The recommendation centres on the IMF’s Resilience and Sustainability Trust (RST), a global financing pool estimated at about $50 billion, designed to support vulnerable and developing economies in addressing structural challenges such as climate risks, external shocks, and balance of payments pressures.

The advice comes at a time when Ghana is still implementing a $3 billion Extended Credit Facility programme with the IMF, which has already seen multiple disbursements tied to fiscal discipline, debt restructuring, and macroeconomic reforms.

Under the IMF’s framework, access to the $50 billion fund is not automatic. Countries must meet strict conditions, including having an active IMF-supported programme and demonstrating credible reform commitments.  This means Ghana’s ongoing engagement with the Fund places it in a potentially eligible position, unlike earlier years when access was restricted due to lack of programme alignment.

The IMF’s push reflects a broader shift in global economic strategy. Rather than focusing only on short-term bailout support, the Fund is increasingly encouraging countries to invest in long-term resilience. For Ghana, this includes strengthening public finances, improving energy sector stability, boosting export capacity, and building buffers against external shocks such as commodity price volatility and global financial tightening.

Ghana’s economy has shown signs of recovery under the IMF programme. Growth has rebounded, inflation has eased significantly, and external reserves have improved, supported by strong exports of gold and cocoa.  However, vulnerabilities remain, particularly in public debt levels, energy sector financing, and exposure to global economic disruptions.

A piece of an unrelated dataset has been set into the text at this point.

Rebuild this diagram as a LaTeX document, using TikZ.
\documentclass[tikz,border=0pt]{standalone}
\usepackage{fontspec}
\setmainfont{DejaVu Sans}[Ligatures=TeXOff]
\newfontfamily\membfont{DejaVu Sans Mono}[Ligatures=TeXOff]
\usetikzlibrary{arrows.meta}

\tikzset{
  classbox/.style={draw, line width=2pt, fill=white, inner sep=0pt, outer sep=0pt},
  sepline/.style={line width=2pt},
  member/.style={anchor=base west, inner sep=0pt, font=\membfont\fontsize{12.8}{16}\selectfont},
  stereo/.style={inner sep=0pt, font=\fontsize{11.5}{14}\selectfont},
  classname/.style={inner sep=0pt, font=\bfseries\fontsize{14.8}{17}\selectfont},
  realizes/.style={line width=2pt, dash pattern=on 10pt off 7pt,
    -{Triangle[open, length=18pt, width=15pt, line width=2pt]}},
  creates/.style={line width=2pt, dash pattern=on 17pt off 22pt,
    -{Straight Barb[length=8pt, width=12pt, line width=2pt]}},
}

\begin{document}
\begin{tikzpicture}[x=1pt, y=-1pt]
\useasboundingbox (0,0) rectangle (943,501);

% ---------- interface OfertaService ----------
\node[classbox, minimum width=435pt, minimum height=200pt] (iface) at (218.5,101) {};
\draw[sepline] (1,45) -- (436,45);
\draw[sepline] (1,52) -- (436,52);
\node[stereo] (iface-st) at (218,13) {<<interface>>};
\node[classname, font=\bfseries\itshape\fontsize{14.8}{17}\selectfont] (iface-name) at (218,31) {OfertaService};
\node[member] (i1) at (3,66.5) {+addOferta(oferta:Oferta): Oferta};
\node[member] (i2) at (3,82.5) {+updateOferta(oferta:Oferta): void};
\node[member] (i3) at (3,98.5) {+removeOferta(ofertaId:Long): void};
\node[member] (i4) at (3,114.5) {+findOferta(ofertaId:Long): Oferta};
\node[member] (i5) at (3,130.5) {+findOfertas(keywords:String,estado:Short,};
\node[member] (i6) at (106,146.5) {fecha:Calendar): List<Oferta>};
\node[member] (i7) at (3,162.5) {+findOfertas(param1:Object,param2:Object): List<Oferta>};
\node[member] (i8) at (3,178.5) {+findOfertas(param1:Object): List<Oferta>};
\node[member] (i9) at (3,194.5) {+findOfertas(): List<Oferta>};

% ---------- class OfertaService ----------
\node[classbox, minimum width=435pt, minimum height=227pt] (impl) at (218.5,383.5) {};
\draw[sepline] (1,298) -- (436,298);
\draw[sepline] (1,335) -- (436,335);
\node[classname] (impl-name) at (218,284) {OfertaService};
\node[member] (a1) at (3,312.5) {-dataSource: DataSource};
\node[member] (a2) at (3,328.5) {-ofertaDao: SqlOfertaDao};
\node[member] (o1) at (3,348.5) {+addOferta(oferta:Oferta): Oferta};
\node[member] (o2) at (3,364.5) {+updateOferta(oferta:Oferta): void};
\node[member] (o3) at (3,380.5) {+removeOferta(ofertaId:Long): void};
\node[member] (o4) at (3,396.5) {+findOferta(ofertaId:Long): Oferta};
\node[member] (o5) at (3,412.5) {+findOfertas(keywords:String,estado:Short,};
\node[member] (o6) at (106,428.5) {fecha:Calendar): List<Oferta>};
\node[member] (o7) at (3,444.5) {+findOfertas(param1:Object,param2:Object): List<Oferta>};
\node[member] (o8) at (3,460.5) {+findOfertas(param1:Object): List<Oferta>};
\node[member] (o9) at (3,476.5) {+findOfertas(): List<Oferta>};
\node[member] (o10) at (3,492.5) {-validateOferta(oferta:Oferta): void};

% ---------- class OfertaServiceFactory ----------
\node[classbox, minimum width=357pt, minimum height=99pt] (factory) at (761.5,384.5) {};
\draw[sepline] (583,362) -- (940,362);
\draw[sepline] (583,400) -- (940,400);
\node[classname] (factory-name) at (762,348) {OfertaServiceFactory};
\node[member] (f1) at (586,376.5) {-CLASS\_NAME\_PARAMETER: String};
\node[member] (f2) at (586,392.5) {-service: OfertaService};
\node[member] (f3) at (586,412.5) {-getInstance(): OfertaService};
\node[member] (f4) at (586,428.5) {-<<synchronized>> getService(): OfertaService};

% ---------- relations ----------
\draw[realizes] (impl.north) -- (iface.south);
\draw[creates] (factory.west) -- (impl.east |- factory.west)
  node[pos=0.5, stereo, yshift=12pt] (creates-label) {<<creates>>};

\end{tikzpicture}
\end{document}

The potential benefits of accessing the IMF’s resilience fund are significant. The financing is typically offered on concessional terms, making it cheaper than commercial borrowing. It can also help strengthen Ghana’s foreign exchange reserves, support climate adaptation projects, and improve fiscal stability without placing excessive pressure on domestic financing.

IMF urges Ghana to tap resilience fund to strengthen economy amid ongoing reforms

At the same time, IMF-backed funding often comes with policy expectations. These may include deeper structural reforms, enhanced transparency in public finances, and stricter fiscal discipline. While such conditions can support long-term stability, they also require political commitment and careful implementation to avoid social and economic strain.

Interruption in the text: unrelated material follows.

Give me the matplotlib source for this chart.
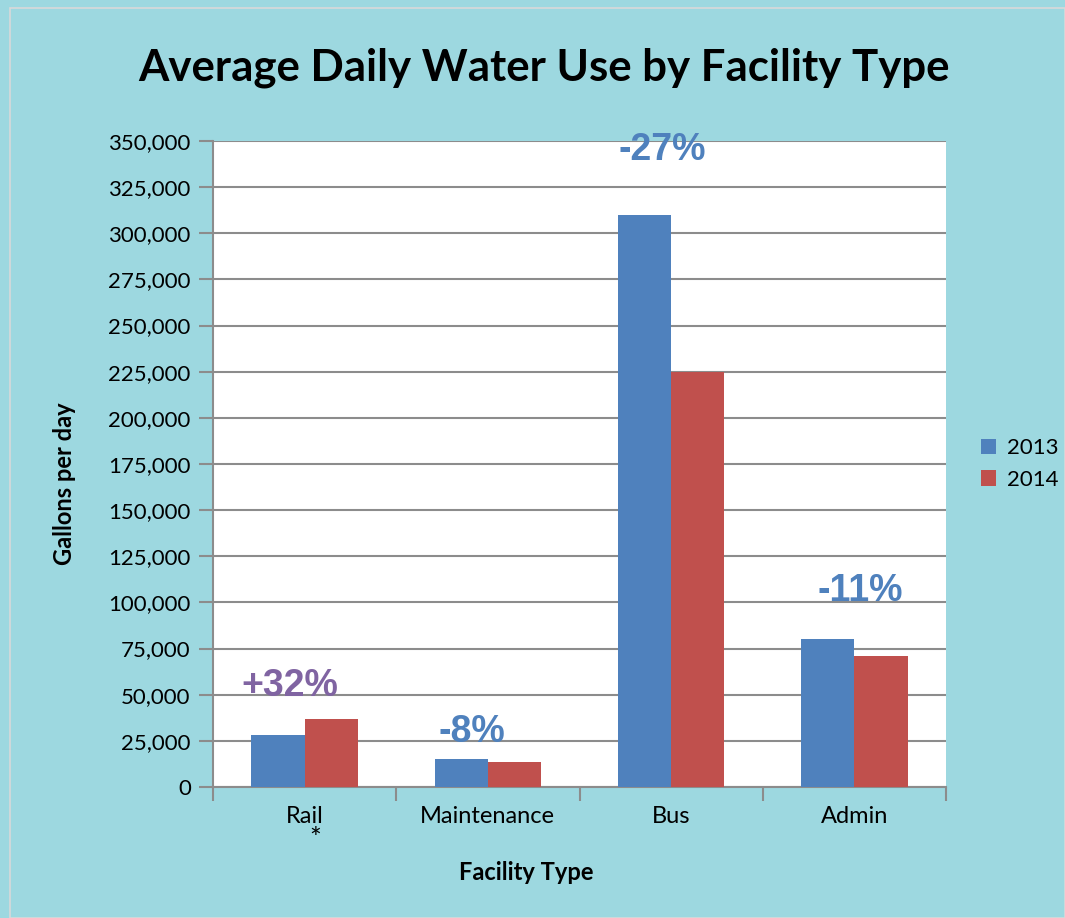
import matplotlib
matplotlib.use("Agg")
import matplotlib.pyplot as plt
from matplotlib.patches import Rectangle
from matplotlib.ticker import FuncFormatter
import numpy as np

# Data
categories = ["Rail", "Maintenance", "Bus", "Admin"]
use_2013 = [28000, 15000, 310000, 80000]
use_2014 = [37000, 13500, 225000, 71000]
change_labels = ["+32%", "-8%", "-27%", "-11%"]
change_colors = ["#8064a2", "#4f81bd", "#4f81bd", "#4f81bd"]

# where the change labels sit (baseline value, x offset from group centre)
label_base = [49500, 24500, 339500, 101000]
label_dx = [-0.08, -0.09, -0.05, 0.03]

BG = "#9dd8e0"
BLUE = "#4f81bd"
RED = "#c0504d"
GRID = "#8c8c8c"

plt.rcParams["font.family"] = ["Lato", "DejaVu Sans"]

fig = plt.figure(figsize=(10.65, 9.18), dpi=100, facecolor=BG)
fig.patches.append(Rectangle((10 / 1065, 0), 1 - 10 / 1065, 1 - 8 / 918,
                             transform=fig.transFigure, fill=False,
                             edgecolor="#d9d9d9", linewidth=1.2))

ax = fig.add_axes([213 / 1065, 1 - 787 / 918, 733 / 1065, 646 / 918])
ax.set_facecolor("white")

x = np.arange(len(categories))
w = 0.29
ax.bar(x - w / 2, use_2013, w, color=BLUE, label="2013", zorder=3)
ax.bar(x + w / 2, use_2014, w, color=RED, label="2014", zorder=3)

for xi, txt, col, yv, dx in zip(x, change_labels, change_colors, label_base, label_dx):
    ax.text(xi + dx, yv, txt, color=col, fontsize=27, fontweight="bold",
            family="Liberation Sans", ha="center", va="baseline", zorder=4)

# asterisk under Rail
ax.text(0.06, -0.062, "*", transform=ax.get_xaxis_transform(),
        ha="center", va="top", fontsize=20)

ax.set_ylim(0, 350000)
ax.set_xlim(-0.5, 3.5)
ax.set_yticks(np.arange(0, 350001, 25000))
ax.yaxis.set_major_formatter(FuncFormatter(lambda v, p: f"{int(v):,}"))
ax.set_xticks(x)
ax.set_xticklabels(categories)
ax.set_xticks(np.arange(-0.5, 4, 1), minor=True)
ax.tick_params(axis="x", which="major", length=0, pad=14, labelsize=17)
ax.tick_params(axis="x", which="minor", length=10, width=1.5, color=GRID)
ax.tick_params(axis="y", length=10, width=1.5, color=GRID, labelsize=16, pad=6)

ax.grid(axis="y", color=GRID, linewidth=1.5, zorder=0)
for s in ["top", "right"]:
    ax.spines[s].set_visible(False)
for s in ["left", "bottom"]:
    ax.spines[s].set_color(GRID)
    ax.spines[s].set_linewidth(1.5)

ax.set_xlabel("Facility Type", fontsize=17, fontweight="bold")
ax.set_ylabel("Gallons per day", fontsize=17, fontweight="bold")
ax.xaxis.set_label_coords(0.427, -0.115)
ax.yaxis.set_label_coords(-0.187, 0.47)

fig.text(544 / 1065, 1 - 68 / 918, "Average Daily Water Use by Facility Type",
         ha="center", va="center", fontsize=31.5, fontweight="bold")

ax.legend(loc="center left", bbox_to_anchor=(1.02, 0.5), frameon=False,
          fontsize=16, handlelength=0.7, handleheight=0.7,
          handletextpad=0.5, labelspacing=0.5)

fig.savefig("out.png", dpi=100, facecolor=BG)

The advice to tap into the fund also comes against a backdrop of rising global uncertainty. Ongoing geopolitical tensions, energy price shocks, and tightening financial conditions have increased pressure on emerging economies. For Ghana, which has historically faced external financing challenges, access to a structured and relatively low-cost funding source could provide an important buffer.

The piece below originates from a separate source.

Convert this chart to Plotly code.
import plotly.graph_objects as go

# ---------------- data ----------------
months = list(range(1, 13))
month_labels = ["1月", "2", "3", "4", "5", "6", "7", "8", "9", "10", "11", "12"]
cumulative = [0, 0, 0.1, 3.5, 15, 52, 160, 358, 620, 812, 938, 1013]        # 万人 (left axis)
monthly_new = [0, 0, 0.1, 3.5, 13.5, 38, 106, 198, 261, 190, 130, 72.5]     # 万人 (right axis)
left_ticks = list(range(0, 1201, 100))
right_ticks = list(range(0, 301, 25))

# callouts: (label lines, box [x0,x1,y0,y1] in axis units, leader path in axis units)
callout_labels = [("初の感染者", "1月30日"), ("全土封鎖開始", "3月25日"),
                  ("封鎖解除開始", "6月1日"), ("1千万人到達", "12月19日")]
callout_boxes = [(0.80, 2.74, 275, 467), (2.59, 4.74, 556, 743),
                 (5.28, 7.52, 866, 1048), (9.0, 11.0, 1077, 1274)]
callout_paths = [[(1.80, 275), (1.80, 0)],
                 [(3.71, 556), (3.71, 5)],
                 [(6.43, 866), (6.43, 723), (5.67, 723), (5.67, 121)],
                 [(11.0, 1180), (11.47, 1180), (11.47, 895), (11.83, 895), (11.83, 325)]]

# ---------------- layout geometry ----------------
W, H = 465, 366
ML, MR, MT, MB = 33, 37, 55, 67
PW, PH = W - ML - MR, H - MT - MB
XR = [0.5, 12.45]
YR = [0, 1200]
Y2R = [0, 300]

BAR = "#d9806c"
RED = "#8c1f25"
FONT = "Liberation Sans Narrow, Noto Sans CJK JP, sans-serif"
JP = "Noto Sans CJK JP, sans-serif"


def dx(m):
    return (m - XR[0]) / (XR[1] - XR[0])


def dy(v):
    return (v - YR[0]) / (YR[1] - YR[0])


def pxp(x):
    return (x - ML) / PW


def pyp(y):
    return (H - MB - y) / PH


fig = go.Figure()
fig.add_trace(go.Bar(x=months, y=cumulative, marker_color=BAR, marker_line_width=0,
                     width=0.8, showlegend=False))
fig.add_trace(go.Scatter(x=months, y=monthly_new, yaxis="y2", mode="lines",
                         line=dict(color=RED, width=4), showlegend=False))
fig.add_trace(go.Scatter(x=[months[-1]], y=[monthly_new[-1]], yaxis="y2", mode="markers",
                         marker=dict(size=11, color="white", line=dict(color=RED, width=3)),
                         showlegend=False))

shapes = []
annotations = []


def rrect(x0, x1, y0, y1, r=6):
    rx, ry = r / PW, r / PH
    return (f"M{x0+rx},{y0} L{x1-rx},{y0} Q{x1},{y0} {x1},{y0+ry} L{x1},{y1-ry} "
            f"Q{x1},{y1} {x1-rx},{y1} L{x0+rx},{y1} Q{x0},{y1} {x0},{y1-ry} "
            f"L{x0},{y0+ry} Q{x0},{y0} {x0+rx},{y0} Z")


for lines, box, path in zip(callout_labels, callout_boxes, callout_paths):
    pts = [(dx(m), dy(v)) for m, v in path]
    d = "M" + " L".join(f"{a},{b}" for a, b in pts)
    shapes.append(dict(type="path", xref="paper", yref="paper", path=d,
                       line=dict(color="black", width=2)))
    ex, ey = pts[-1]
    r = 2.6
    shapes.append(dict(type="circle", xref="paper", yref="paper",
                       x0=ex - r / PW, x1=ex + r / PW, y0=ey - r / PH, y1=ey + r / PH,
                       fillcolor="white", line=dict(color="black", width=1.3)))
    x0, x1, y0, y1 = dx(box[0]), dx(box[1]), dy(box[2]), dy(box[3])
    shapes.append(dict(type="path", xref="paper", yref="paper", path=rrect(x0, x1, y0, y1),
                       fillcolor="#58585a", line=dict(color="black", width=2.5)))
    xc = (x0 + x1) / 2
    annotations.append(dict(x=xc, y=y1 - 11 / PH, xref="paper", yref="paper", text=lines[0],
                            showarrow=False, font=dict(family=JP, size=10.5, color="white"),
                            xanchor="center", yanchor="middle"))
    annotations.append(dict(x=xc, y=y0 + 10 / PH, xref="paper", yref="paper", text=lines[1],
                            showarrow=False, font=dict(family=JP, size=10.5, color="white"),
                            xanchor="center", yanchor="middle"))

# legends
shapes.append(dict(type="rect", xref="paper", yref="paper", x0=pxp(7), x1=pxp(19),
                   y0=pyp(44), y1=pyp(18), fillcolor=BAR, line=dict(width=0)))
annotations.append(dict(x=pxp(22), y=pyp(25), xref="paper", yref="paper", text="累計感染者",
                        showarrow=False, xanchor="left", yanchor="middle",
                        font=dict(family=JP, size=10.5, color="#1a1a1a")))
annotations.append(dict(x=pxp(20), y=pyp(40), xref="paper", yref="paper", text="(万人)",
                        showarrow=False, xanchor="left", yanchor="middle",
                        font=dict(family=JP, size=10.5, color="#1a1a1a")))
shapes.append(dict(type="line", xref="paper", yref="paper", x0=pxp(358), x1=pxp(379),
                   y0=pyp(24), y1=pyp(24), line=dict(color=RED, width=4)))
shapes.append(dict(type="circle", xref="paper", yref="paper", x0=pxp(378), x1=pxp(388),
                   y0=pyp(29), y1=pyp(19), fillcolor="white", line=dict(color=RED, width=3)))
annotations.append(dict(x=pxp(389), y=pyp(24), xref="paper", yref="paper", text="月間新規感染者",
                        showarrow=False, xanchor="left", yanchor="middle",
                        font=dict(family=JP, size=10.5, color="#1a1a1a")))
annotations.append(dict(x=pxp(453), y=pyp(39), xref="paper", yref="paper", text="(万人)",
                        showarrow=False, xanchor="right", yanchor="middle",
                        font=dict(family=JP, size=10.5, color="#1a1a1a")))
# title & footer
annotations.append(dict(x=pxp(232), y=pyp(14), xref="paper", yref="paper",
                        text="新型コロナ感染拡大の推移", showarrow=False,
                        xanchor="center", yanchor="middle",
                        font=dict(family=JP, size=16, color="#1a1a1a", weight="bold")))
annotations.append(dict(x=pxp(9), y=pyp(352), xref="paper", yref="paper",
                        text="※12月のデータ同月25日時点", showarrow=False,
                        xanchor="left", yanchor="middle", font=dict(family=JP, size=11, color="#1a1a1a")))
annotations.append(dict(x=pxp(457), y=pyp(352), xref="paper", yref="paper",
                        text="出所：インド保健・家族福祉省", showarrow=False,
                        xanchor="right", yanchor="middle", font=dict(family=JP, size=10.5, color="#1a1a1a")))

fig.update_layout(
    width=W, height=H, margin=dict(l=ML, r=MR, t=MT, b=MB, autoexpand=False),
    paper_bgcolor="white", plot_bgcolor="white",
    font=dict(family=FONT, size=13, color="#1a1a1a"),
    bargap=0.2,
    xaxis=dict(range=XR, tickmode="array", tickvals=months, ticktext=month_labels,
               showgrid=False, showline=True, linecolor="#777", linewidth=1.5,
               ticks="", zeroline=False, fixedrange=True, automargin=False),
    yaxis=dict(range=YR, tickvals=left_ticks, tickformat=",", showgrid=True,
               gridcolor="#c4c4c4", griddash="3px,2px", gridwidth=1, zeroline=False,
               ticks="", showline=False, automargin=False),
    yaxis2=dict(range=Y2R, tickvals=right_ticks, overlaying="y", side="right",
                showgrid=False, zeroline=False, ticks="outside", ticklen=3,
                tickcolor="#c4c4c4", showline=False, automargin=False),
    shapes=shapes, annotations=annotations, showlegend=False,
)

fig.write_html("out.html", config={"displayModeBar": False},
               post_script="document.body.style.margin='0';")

Economists argue that the key issue is not just accessing the funds but how effectively they are used. Strategic deployment into productive sectors such as infrastructure, agriculture, and renewable energy could yield long-term gains, while poor allocation could deepen fiscal challenges.

The IMF’s recommendation therefore places Ghana at a strategic crossroads. With reforms already underway and some macroeconomic stability returning, the country has an opportunity to leverage additional financing to consolidate gains and build resilience.

Whether Ghana ultimately taps into the $50 billion facility will depend on policy direction, negotiations with the IMF, and the government’s broader economic strategy. What is clear, however, is that the Fund sees the facility as a critical tool for countries like Ghana to move beyond recovery and toward sustained, shock-resistant growth.